A further group of sculptures are called Labstücke, or refreshment sculptures. These are built up around beer and whisky bottles, whose necks protrude from their coagulated masses. “I was drinking quite heavily at the time but I didn’t want to throw away the empty bottles,” West said. “Because their form reminded me of their contents … I had poured it into myself and it was now my own.” West had become the shell of the contents, and emancipated the original container by sublimating it into art, he explained.
The sculptures themselves sometimes lean against the wall, like drunks, or stand on a number of plinths devised for the exhibition by West’s friend Sarah Lucas. She has created walls and bases of breezeblock, surmounted by plain MDF plinths. One sculpture, Deutscher Humor (German Humour), has a broom stuck into an orifice in its lumpen form. Austrians clearly think German jokes are no laughing matter.

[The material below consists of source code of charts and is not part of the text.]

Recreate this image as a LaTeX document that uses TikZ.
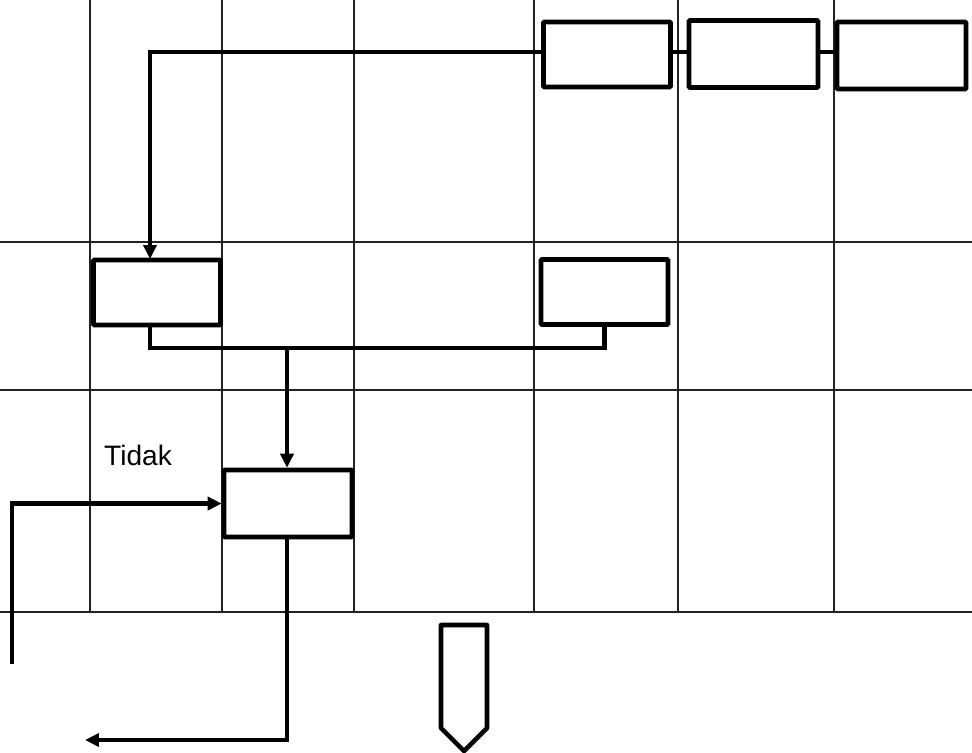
\documentclass[tikz,border=0pt]{standalone}
\usepackage{fontspec}
\setmainfont{Liberation Sans}
\usepackage{tikz}
\usetikzlibrary{positioning,arrows.meta}
\definecolor{ink}{HTML}{000000}
\definecolor{rule}{HTML}{222222}

\tikzset{
  grid/.style={draw=rule,line width=0.6pt},
  procbox/.style={draw=ink,line width=2.6pt,rounded corners=0.5pt,fill=white,
    minimum width=2.54cm,minimum height=1.3cm,inner sep=0pt},
  flow/.style={draw=ink,line width=2.6pt},
  flowarrow/.style={flow,-{Triangle[length=0.28cm,width=0.26cm]}},
}

\begin{document}
\begin{tikzpicture}[x=0.02cm,y=-0.02cm,font=\fontsize{16}{19}\selectfont]
      \useasboundingbox (0,0) rectangle (972,752);
      % table lines
      \foreach \x in {90,222,354,534,678,834}{
        \draw[grid] (\x,0) -- (\x,612);}
      \foreach \y in {242,390,612}{
        \draw[grid] (0,\y) -- (972,\y);}
      % boxes
      \node[procbox] (input)   at (607,54.5)  {};
      \node[procbox,minimum width=2.58cm,minimum height=1.34cm] (proses)  at (753.5,54) {};
      \node[procbox,minimum width=2.58cm,minimum height=1.34cm] (arsip)   at (901.5,55.5) {};
      \node[procbox] (terima)  at (157,292.5) {};
      \node[procbox] (catat)   at (604.5,292) {};
      \node[procbox,minimum width=2.56cm,minimum height=1.34cm] (periksa) at (288,503.5) {};
      \node (tidak) at (138,455) {Tidak};
      % connectors
      \coordinate (turn) at (150,52);
      \coordinate (into) at (150,259);
      \coordinate (join) at (287,348);
      \coordinate (balik) at (12,664);
      \coordinate (keluar) at (85,740);
      \draw[flow] (input.east |- turn) -- (proses.west |- turn);
      \draw[flow] (proses.east |- turn) -- (arsip.west |- turn);
      \draw[flowarrow] (input.west |- turn) -- (turn) -- (into);
      \draw[flow] (terima.south -| into) |- (join) -| (catat.south);
      \draw[flowarrow] (join) -- (periksa.north -| join);
      \draw[flowarrow] (balik) |- (periksa.west);
      \draw[flowarrow] (periksa.south -| join) |- (keluar);
      % off-page connector
      \draw[flow,line join=round] (441,625) -- (487,625) -- (487,728) -- (464,751)
        -- (441,728) -- cycle;
    \end{tikzpicture}
\end{document}
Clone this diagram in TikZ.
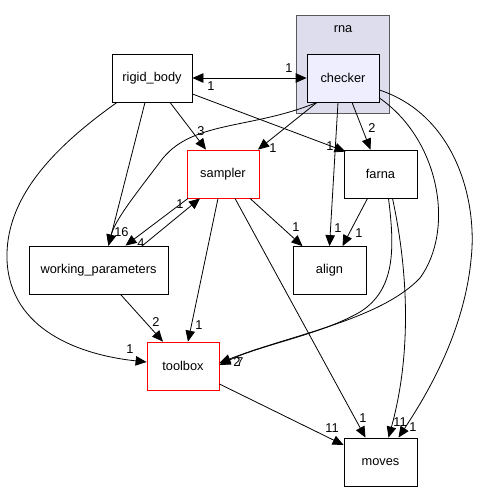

Another deliciously misshapen sculpture reminds me of some voracious ugly fish, a camouflaged hunter in a coral reef. Others wed the mineral and the organic. If boulders wore makeup, they’d look like this. How witty and delightful and disarming these are. Much more than one-liners, West’s smaller sculptures live out a phrase he found in a newspaper essay on Etruscan art: “Where clumsiness becomes elegance.”

West had a real feel for shape, for the eccentric and the lumpen. He was less certain about his abilities with colour, and got friends like the painters Albert Oehlen and Herbert Brandl to collaborate. West never forgot sculpture’s relationship to the human body, and thought of the chair as both a sculptural form and the original Passstücke. He went on to make wonky seats and basic sofas, welded from rebar and covered in rolled-up and draped Persian carpets. Row upon row of these fill one space, like a cinema, where you can watch a video he made focusing on toilet bowls and urinals of various designs. You start to think of them as further examples of utilitarian sculpture and a morphology of bodily extensions. Which, of course, they are.
This show is filled with jokes, visual slapstick, alarming twists and absurd confrontations. West invited visitors to insert bits of rubbish into the mouths of one terrific group of heads, so as to give the sculptures bad breath. His collaborations – with the group Gelitin, with Mike Kelley, with Sarah Lucas and others – did not end with his death. His lively and perhaps troubled spirit and approach is echoed in all sorts of ways by all kinds of artists. I could easily imagine him in concert with Phyllida Barlow. He was an exemplary artist. However troubled he was. Around every corner, in room after room, his art sings and laughs and surprises – and has me rocking on my toes.
• Franz West is at Tate Modern from 20 February until 2 June.